I once worked on a project at a Railway, and they had different pay rates depending on whether the train route was mainly uphill or downhill. This sounds really dumb, but if you think back to when trains ran on coal and steam, uphill meant much harder work for the stoker and the driver. This rule became enshrined in the union structured plans, and because there were still several 100 guys still on this form of contract, we needed to set this up in the system. Real life business is not all about knowledge workers and clouds and tags, but really complex, messy and often illogical business processes.

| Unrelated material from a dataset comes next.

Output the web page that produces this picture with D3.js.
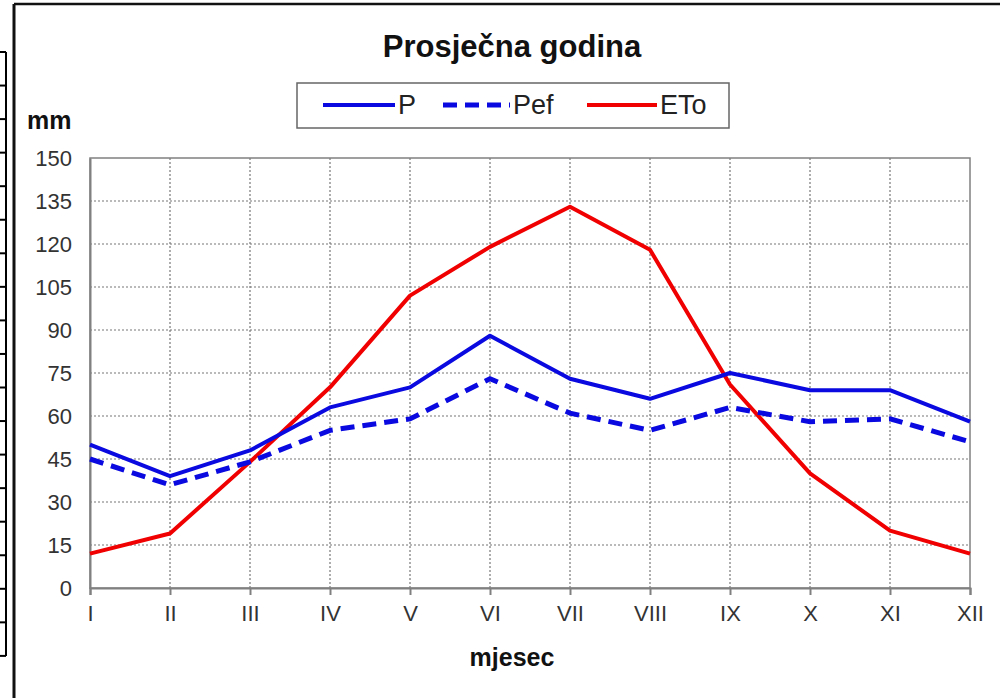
<!DOCTYPE html>
<html>
<head>
<meta charset="utf-8">
<script src="https://cdn.jsdelivr.net/npm/d3@7"></script>
<style>
  body { margin: 0; background: #fff; }
  text { font-family: "Liberation Sans", Arial, sans-serif; }
</style>
</head>
<body>
<script>
// Data
var months = ["I", "II", "III", "IV", "V", "VI", "VII", "VIII", "IX", "X", "XI", "XII"];
var pValues = [50, 39, 48, 63, 70, 88, 73, 66, 75, 69, 69, 58];
var pefValues = [45, 36, 44, 55, 59, 73, 61, 55, 63, 58, 59, 51];
var etoValues = [12, 19, 44, 70, 102, 119, 133, 118, 71, 40, 20, 12];
var yTicks = [0, 15, 30, 45, 60, 75, 90, 105, 120, 135, 150];

var svgWidth = 1000;
var svgHeight = 698;

var margin = { top: 158, right: 30, bottom: 110, left: 90 };
var chartWidth = svgWidth - margin.left - margin.right;
var chartHeight = svgHeight - margin.top - margin.bottom;

var svg = d3.select("body")
  .append("svg")
  .attr("width", svgWidth)
  .attr("height", svgHeight);

// outer frame (left + top borders visible)
svg.append("line").attr("x1", 14).attr("y1", 4).attr("x2", 1000).attr("y2", 4)
  .attr("stroke", "#111").attr("stroke-width", 2.5);
svg.append("line").attr("x1", 14).attr("y1", 4).attr("x2", 14).attr("y2", 698)
  .attr("stroke", "#111").attr("stroke-width", 3);

// leftover table lines on the far left
svg.append("line").attr("x1", 6).attr("y1", 52).attr("x2", 6).attr("y2", 656)
  .attr("stroke", "#000").attr("stroke-width", 2);
d3.range(52, 660, 33.55).forEach(function(y) {
  svg.append("line").attr("x1", 0).attr("y1", y).attr("x2", 6).attr("y2", y)
    .attr("stroke", "#000").attr("stroke-width", 2);
});

var chartGroup = svg.append("g")
  .attr("transform", `translate(${margin.left}, ${margin.top})`);

var xScale = d3.scalePoint()
  .domain(months)
  .range([0, chartWidth]);

var yScale = d3.scaleLinear()
  .domain([0, 150])
  .range([chartHeight, 0]);

// grid lines
chartGroup.append("g")
  .selectAll("line")
  .data(yTicks.slice(1, -1))
  .enter()
  .append("line")
  .attr("x1", 0).attr("x2", chartWidth)
  .attr("y1", d => yScale(d)).attr("y2", d => yScale(d))
  .attr("stroke", "#777").attr("stroke-width", 1.2).attr("stroke-dasharray", "2,2");

chartGroup.append("g")
  .selectAll("line")
  .data(months.slice(1, -1))
  .enter()
  .append("line")
  .attr("x1", d => xScale(d)).attr("x2", d => xScale(d))
  .attr("y1", 0).attr("y2", chartHeight)
  .attr("stroke", "#777").attr("stroke-width", 1.2).attr("stroke-dasharray", "2,2");

// plot border
chartGroup.append("rect")
  .attr("x", 0).attr("y", 0)
  .attr("width", chartWidth).attr("height", chartHeight)
  .attr("fill", "none").attr("stroke", "#808080").attr("stroke-width", 1.5);

// axes
var bottomAxis = d3.axisBottom(xScale).tickSize(7).tickPadding(10);
var leftAxis = d3.axisLeft(yScale).tickValues(yTicks).tickSize(0).tickPadding(18);

var xAxisG = chartGroup.append("g")
  .attr("transform", `translate(0, ${chartHeight})`)
  .call(bottomAxis);
xAxisG.select(".domain").attr("stroke", "#808080").attr("stroke-width", 2);
xAxisG.selectAll(".tick line").attr("stroke", "#808080").attr("stroke-width", 2);
xAxisG.selectAll("text").attr("font-size", 22).attr("fill", "#333")
  .attr("font-family", "'Liberation Sans', Arial, sans-serif");

var yAxisG = chartGroup.append("g").call(leftAxis);
yAxisG.select(".domain").attr("stroke", "#808080").attr("stroke-width", 2);
yAxisG.selectAll("text").attr("font-size", 22).attr("fill", "#333")
  .attr("font-family", "'Liberation Sans', Arial, sans-serif");

// lines
var line = d3.line()
  .x((d, i) => xScale(months[i]))
  .y(d => yScale(d));

chartGroup.append("path").datum(etoValues)
  .attr("d", line).attr("fill", "none")
  .attr("stroke", "#f00000").attr("stroke-width", 4).attr("stroke-linejoin", "round");

chartGroup.append("path").datum(pValues)
  .attr("d", line).attr("fill", "none")
  .attr("stroke", "#0a0ae0").attr("stroke-width", 4).attr("stroke-linejoin", "round");

chartGroup.append("path").datum(pefValues)
  .attr("d", line).attr("fill", "none")
  .attr("stroke", "#0a0ae0").attr("stroke-width", 5).attr("stroke-dasharray", "14,8");

// title and axis labels
svg.append("text")
  .attr("x", 512).attr("y", 57)
  .attr("text-anchor", "middle")
  .attr("font-size", 31).attr("font-weight", "bold").attr("fill", "#111")
  .text("Prosječna godina");

svg.append("text")
  .attr("x", 27).attr("y", 129)
  .attr("font-size", 25).attr("font-weight", "bold").attr("fill", "#111")
  .text("mm");

svg.append("text")
  .attr("x", 512).attr("y", 666)
  .attr("text-anchor", "middle")
  .attr("font-size", 25).attr("font-weight", "bold").attr("fill", "#111")
  .text("mjesec");

// legend
var legend = svg.append("g");
legend.append("rect")
  .attr("x", 297).attr("y", 83).attr("width", 432).attr("height", 45)
  .attr("fill", "#fff").attr("stroke", "#666").attr("stroke-width", 1.5);

var legendItems = [
  { name: "P", color: "#0a0ae0", dash: null, x1: 323, x2: 395 },
  { name: "Pef", color: "#0a0ae0", dash: "14,8", x1: 443, x2: 510 },
  { name: "ETo", color: "#f00000", dash: null, x1: 587, x2: 657 }
];

legendItems.forEach(function(d) {
  legend.append("line")
    .attr("x1", d.x1).attr("x2", d.x2).attr("y1", 105).attr("y2", 105)
    .attr("stroke", d.color).attr("stroke-width", d.dash ? 5 : 4)
    .attr("stroke-dasharray", d.dash);
  legend.append("text")
    .attr("x", d.x2 + 3).attr("y", 114)
    .attr("font-size", 27).attr("fill", "#222")
    .text(d.name);
});
</script>
</body>
</html>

What has been interesting over the years is to see how our software as helped a number of government owned corporations shed a lot of their old ways, and become much more competitive. I think of South African Telekom, who have a very innovative shared service model, and have run Employee Self Service for the best part of a decade. We are having tremedous traction supporting ulitities who have deregulated. Transalta, in Canada for instance. Canada Post is another great story of organisation transformation.
It was nice to get the press article about the US Postal project, this morning 700,000 employees with Employee self services (that is more users than the whole Salesforce.com customer base) Change in this size organisation is hard work, business rules are complex. This is enterprisey at its most difficult, but it is where boring ERP can make a tremedously positive impact.
Good to see Don Harris get a mention too. He is the best guy on HR privacy in the US. He is worth getting to know.